The Tongue and Speech
The muscular articulation that allows the tongue to guide food through mastication and deglutition also gives humans the ability to speak. The tongue is so vital an instrument of speech, it has become a metonym, or alternate term, for language. When people refer to their native or mother tongue or call an eloquent orator a "silver tongue," they are referring in part to the tongue's close connection to speech.
![]() Dominique Faget/AFP/Getty Images Children in a school near Brussels study Dutch and practice sounding out words. |
Phoneticians, people who study the sounds of speech, use the position of the tongue to classify universal vowel sounds. The traditional phonetics system used less precise descriptions like high vowel, heard in the "I" of "machine" or "U" of "rule," to describe the tongue's arch to the roof of the mouth. They also employed its counterpart, low vowel, heard in the "A" of "father" or "had," to describe a flat, low tongue position. Other descriptors, like mid vowel, front vowel and back vowel, helped provide a general understanding of the tongue's position in speech.
However, the traditional system didn't account for the tongue's changing shape. A more modern system of eight cardinal vowels allows trained phoneticians to describe the vowels of any language. The cardinal vowel system plots the tongue's height and position toward the front or back of the mouth in relation to the other seven positions.

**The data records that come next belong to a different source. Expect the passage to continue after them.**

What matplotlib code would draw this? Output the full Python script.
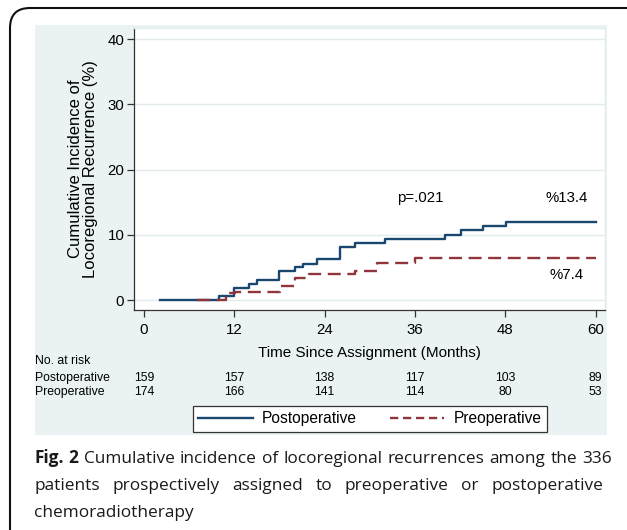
import matplotlib
matplotlib.use("Agg")
import matplotlib.pyplot as plt
import matplotlib.patches as mpatches
import matplotlib.transforms as mtransforms
from matplotlib.lines import Line2D

# cumulative incidence steps (months, %)
post_t = [2.1, 9.9, 12.0, 14.0, 15.0, 18.0, 20.0, 21.1, 23.0, 26.0, 28.0, 32.0, 40.0, 42.1, 45.0, 48.1, 60.0]
post_v = [0, 0.66, 1.8, 2.5, 3.1, 4.4, 5.0, 5.5, 6.25, 8.1, 8.8, 9.4, 9.9, 10.7, 11.3, 11.95, 11.95]
pre_t = [7.0, 10.9, 12.1, 18.1, 20.0, 21.9, 28.0, 31.0, 36.0, 60.0]
pre_v = [0, 1.1, 1.3, 2.2, 3.3, 4.0, 4.5, 5.7, 6.4, 6.4]

risk_times = [0, 12, 24, 36, 48, 60]
risk_post = [159, 157, 138, 117, 103, 89]
risk_pre = [174, 166, 141, 114, 80, 53]

yticks = [0, 10, 20, 30, 40]

navy = "#1a476f"
maroon = "#90353b"
panel = "#eaf2f3"
font = "Liberation Sans"

W, H = 627, 530
fig = plt.figure(figsize=(W / 100, H / 100), dpi=100)
fig.patch.set_facecolor("white")

# outer frame (only top-left corner visible)
frame = mpatches.FancyBboxPatch((10, -40), 700, 562, boxstyle="round,pad=0,rounding_size=20",
                                transform=mtransforms.IdentityTransform(),
                                facecolor="none", edgecolor="#111111", linewidth=1.5)
fig.add_artist(frame)

# stata graph region
fig.add_artist(mpatches.Rectangle((35 / W, 1 - 435 / H), (607 - 35) / W, (435 - 25) / H,
                                  transform=fig.transFigure, facecolor=panel,
                                  edgecolor="none", zorder=0))

ax = fig.add_axes([134 / W, 1 - 310 / H, (605 - 134) / W, (310 - 28) / H])
ax.set_facecolor("white")
ax.set_zorder(2)

ax.step(post_t, post_v, where="post", color=navy, lw=1.7, label="Postoperative", zorder=3)
ax.step(pre_t, pre_v, where="post", color=maroon, lw=1.7, dashes=(5.5, 2.8),
        label="Preoperative", zorder=4)

ax.set_xlim(-1.33, 61.26)
ax.set_ylim(-1.53, 41.69)
ax.set_xticks(risk_times)
ax.set_yticks(yticks)
ax.grid(axis="y", color="#e2ecee", lw=1)
ax.set_axisbelow(True)
ax.tick_params(axis="both", direction="out", length=5, width=0.9, color="#333333",
               labelsize=10.8, labelcolor="black")
ax.tick_params(axis="y", pad=2)
ax.tick_params(axis="x", pad=4)
for lab in ax.get_xticklabels() + ax.get_yticklabels():
    lab.set_fontfamily(font)
for s in ["left", "bottom"]:
    ax.spines[s].set_color("#333333")
    ax.spines[s].set_linewidth(0.9)
for s in ["top", "right"]:
    ax.spines[s].set_color("#e2ecee")
    ax.spines[s].set_linewidth(1)

ax.set_ylabel("Cumulative Incidence of\nLocoregional Recurrence (%)", fontsize=12,
              family=font, linespacing=0.95, labelpad=7)
ax.set_xlabel("Time Since Assignment (Months)", fontsize=11, family=font, labelpad=7)

ax.text(36.7, 15.6, "p=.021", fontsize=10.8, family=font, ha="center", va="center")
ax.text(56.2, 15.6, "%13.4", fontsize=10.8, family=font, ha="center", va="center")
ax.text(56.1, 3.9, "%7.4", fontsize=10.8, family=font, ha="center", va="center")

# number at risk table
tr = mtransforms.blended_transform_factory(ax.transData, fig.transFigure)
fig.text(35 / W, 1 - 361 / H, "No. at risk", fontsize=8.8, family=font, va="center")
fig.text(35 / W, 1 - 378 / H, "Postoperative", fontsize=8.8, family=font, va="center")
fig.text(35 / W, 1 - 392 / H, "Preoperative", fontsize=8.8, family=font, va="center")
for t, a, b in zip(risk_times, risk_post, risk_pre):
    fig.text(t, 1 - 378 / H, str(a), transform=tr, fontsize=8.8, family=font,
             ha="center", va="center")
    fig.text(t, 1 - 392 / H, str(b), transform=tr, fontsize=8.8, family=font,
             ha="center", va="center")

handles = [Line2D([], [], color=navy, lw=1.7),
           Line2D([], [], color=maroon, lw=1.7, dashes=(3.5, 2))]
leg = fig.legend(handles, ["Postoperative", "Preoperative"], ncol=2,
                 loc="center", bbox_to_anchor=(370 / W, 1 - 419 / H),
                 prop={"family": font, "size": 11.2}, handlelength=3.5,
                 columnspacing=2.1, handletextpad=0.6, borderpad=0.35,
                 fancybox=False, framealpha=1)
leg.get_frame().set_edgecolor("#333333")
leg.get_frame().set_linewidth(0.9)

# caption, justified like the journal layout
cap_font = "Open Sans"
cap_size = 12.4
line1 = [("Fig.", "bold"), ("2", "bold"), ("Cumulative", "normal"), ("incidence", "normal"),
         ("of", "normal"), ("locoregional", "normal"), ("recurrences", "normal"),
         ("among", "normal"), ("the", "normal"), ("336", "normal")]
line2 = [(w, "normal") for w in
         "patients prospectively assigned to preoperative or postoperative".split()]
line3 = [("chemoradiotherapy", "normal")]


def place_line(words, ybase, x0, x1, justify):
    texts = [fig.text(0, 1 - ybase / H, w, fontsize=cap_size, family=cap_font,
                      weight=wt, color="#1a1a1a", va="baseline") for w, wt in words]
    fig.canvas.draw()
    r = fig.canvas.get_renderer()
    widths = [t.get_window_extent(r).width for t in texts]
    if justify and len(texts) > 1:
        gap = (x1 - x0 - sum(widths)) / (len(texts) - 1)
    else:
        gap = 4
    x = x0
    for t, wd in zip(texts, widths):
        t.set_x(x / W)
        x += wd + gap


place_line(line1, 463, 34, 612, True)
place_line(line2, 490, 34, 603, True)
place_line(line3, 517, 34, 612, False)

fig.savefig("out.png", dpi=100)
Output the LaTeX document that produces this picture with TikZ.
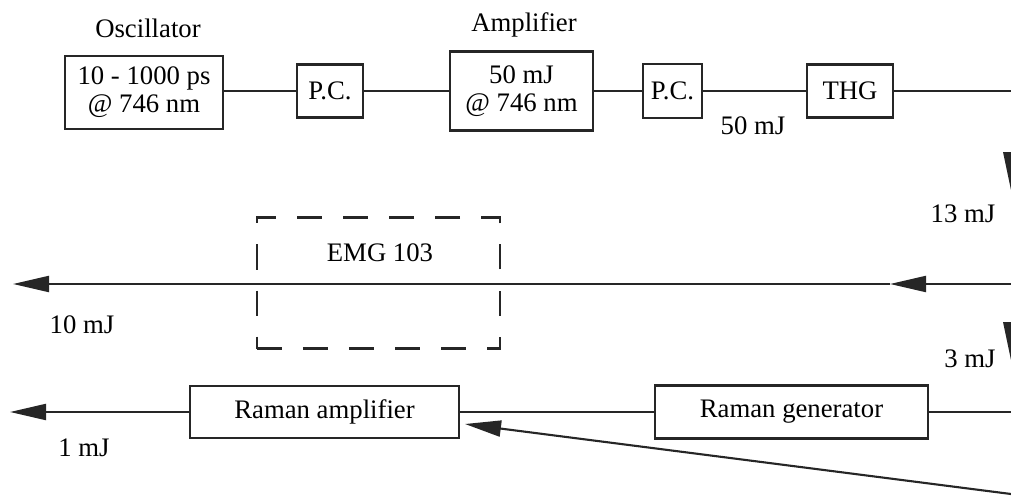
\documentclass[tikz,border=0pt]{standalone}
\usepackage{fontspec}
\setmainfont{Liberation Serif}
\usetikzlibrary{arrows.meta}

\begin{document}
\begin{tikzpicture}[x=0.01cm,y=-0.01cm,
    font=\fontsize{7.6}{8}\selectfont,
    box/.style={draw=black!85,line width=0.8pt,inner sep=0pt,align=center},
    emgbox/.style={draw=black!85,line width=0.8pt,dash pattern=on 0.25cm off 0.21cm,
      minimum width=2.43cm,minimum height=1.31cm},
    beam/.style={draw=black!85,line width=0.6pt},
    tip/.style={-{Triangle[length=0.36cm,width=0.16cm]}}]
  \useasboundingbox (0,0) rectangle (1011,497);
  % oscillator, Pockels cells, amplifier, THG
  \node[box,minimum width=1.58cm,minimum height=0.73cm] (osc) at (144,92.5) {10 - 1000 ps\\@ 746 nm};
  \node (osclbl) at (148,28) {Oscillator};
  \node[box,minimum width=0.66cm,minimum height=0.53cm] (pc1) at (330,91) {P.C.};
  \node[box,minimum width=1.43cm,minimum height=0.79cm] (amp) at (521.5,91) {50 mJ\\@ 746 nm};
  \node (amplbl) at (524,25) {Amplifier};
  \node[box,minimum width=0.59cm,minimum height=0.54cm] (pc2) at (672.5,91) {P.C.};
  \node[box,minimum width=0.86cm,minimum height=0.53cm] (thg) at (850,91) {THG};
  \coordinate (thgout) at (1011,91);
  \draw[beam] (osc.east |- pc1) -- (pc1) -- (amp) -- (pc2) -- (thg) -- (thgout);
  \node (e50) at (753,126) {50 mJ};
  % third harmonic line through EMG 103
  \coordinate (uvin) at (1011,284);
  \coordinate (uvmid) at (890,284);
  \coordinate (uvout) at (13,284);
  \node[emgbox] (emg) at (378.5,283) {};
  \node (emglbl) at (380,253) {EMG 103};
  \draw[beam,tip] (uvin) -- (uvmid);
  \draw[beam,tip] (uvmid) -- (uvout);
  \node (e13) at (963,214) {13 mJ};
  \node (e10) at (82,325) {10 mJ};
  % Raman generator and amplifier
  \node[box,minimum width=2.73cm,minimum height=0.53cm] (rg) at (791.5,412) {Raman generator};
  \node[box,minimum width=2.69cm,minimum height=0.52cm] (ra) at (324.5,412) {Raman amplifier};
  \coordinate (rgin) at (1011,412);
  \coordinate (raout) at (10,412);
  \coordinate (pump) at (1011,494);
  \coordinate (ratip) at (465,424);
  \draw[beam] (rgin) -- (rg) -- (ra);
  \draw[beam,tip] (ra) -- (raout);
  \draw[beam,tip] (pump) -- (ratip);
  \node (e3) at (970,359) {3 mJ};
  \node (e1) at (84,448) {1 mJ};
  \foreach \y in {152,322}
    \fill[black!85] (1003,\y) -- (1019,\y) -- (1011,\y+38) -- cycle;
\end{tikzpicture}
\end{document}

Malformations in the tongue can sometimes hinder speech. The lingual frenulum, a fold of mucous membrane that connects the tongue's underside to the floor of the mouth, is occasionally responsible for speech problems. The condition of a shortened membrane is called ankyloglossia, or more popularly, "tongue-tied." However, some medical studies debate the assumption that ankyloglossia affects normal speech [source: Encyclopaedia Britannica, "Tongue-tie"].